Section 2: The Constitution and By-Laws may be amended by a 2/3 vote of the members present, and voting, at any regular, or special meeting, called for that purpose; provided that these amendments have been included in the notice of the meeting, mailed to each member at least 2 weeks before the meeting,
Article VIII. Dissolution
Section 1. Dissolution: The Club may be dissolved, at any time, by the written consent of not less than 2/3 of the members. In the event of the dissolution of the Club, other than for purposes of reorganization, whether voluntary, involuntary, or by operation of the law, none of the property of the Club, nor any proceeds thereof, nor any assets of the Club shall be distributed to any members of the Club, but, after paying debts of the Club, its property and assets shall be given to a charitable organization, for the benefit of dogs, selected by the Board of Directors.

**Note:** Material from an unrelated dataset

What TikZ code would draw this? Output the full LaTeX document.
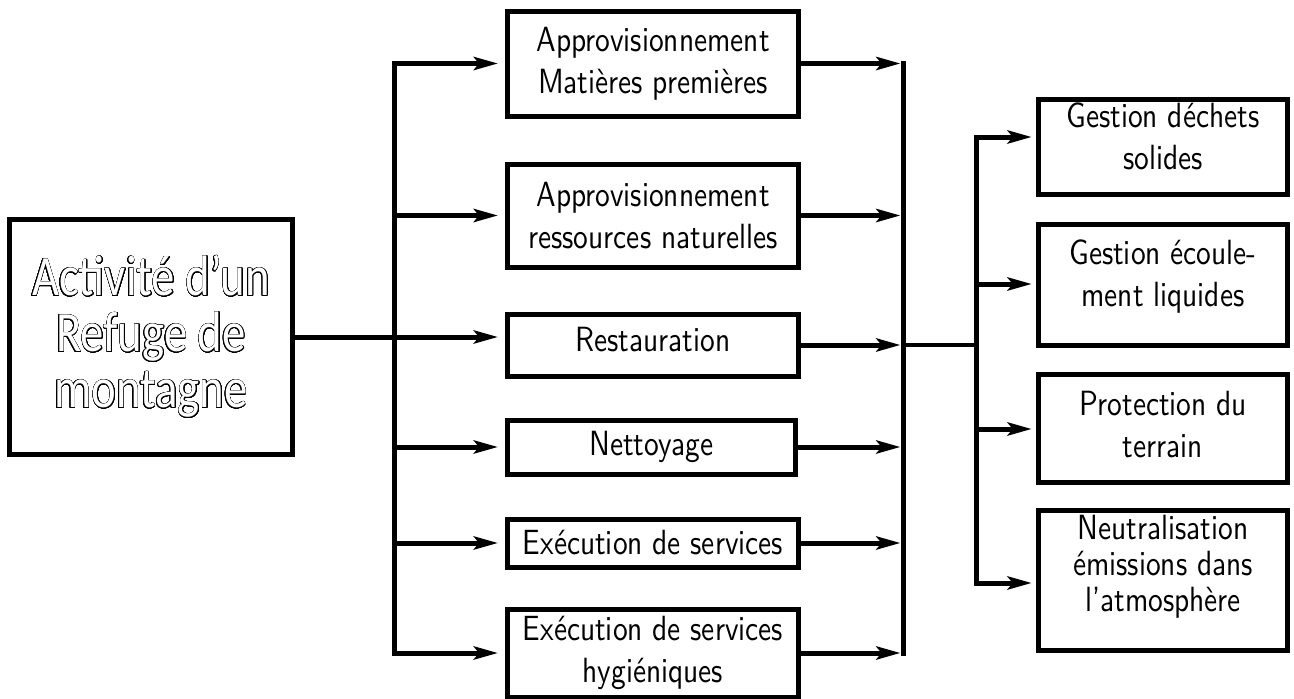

Article IX. Order of Business
Section 1: At meetings of the Club, the order of business, so far as the character and nature of the meeting permits, shall be;
Minutes of the last meeting.
Report of Board.
Report of President.
Report of Secretary.
Report of Treasurer.
Report of Committees.
Election of Officers at Annual Meeting only.
Election of new members.
Section 2: At meetings of the Board, the order of business, unless otherwise directed by majority vote, shall be;
Minutes of last meeting.
Report of Secretary.
Report of Treasurer.
Reports of Committees.
Article X. Parliamentary Authority
Section 1: The rules contained in the current edition of Robert’s Rules of Order, Newly Revised, shall govern the Club in all cases to which they are applicable, and in which they are not inconsistent with these By-Laws, and any special rules, or order, that the Club may adopt.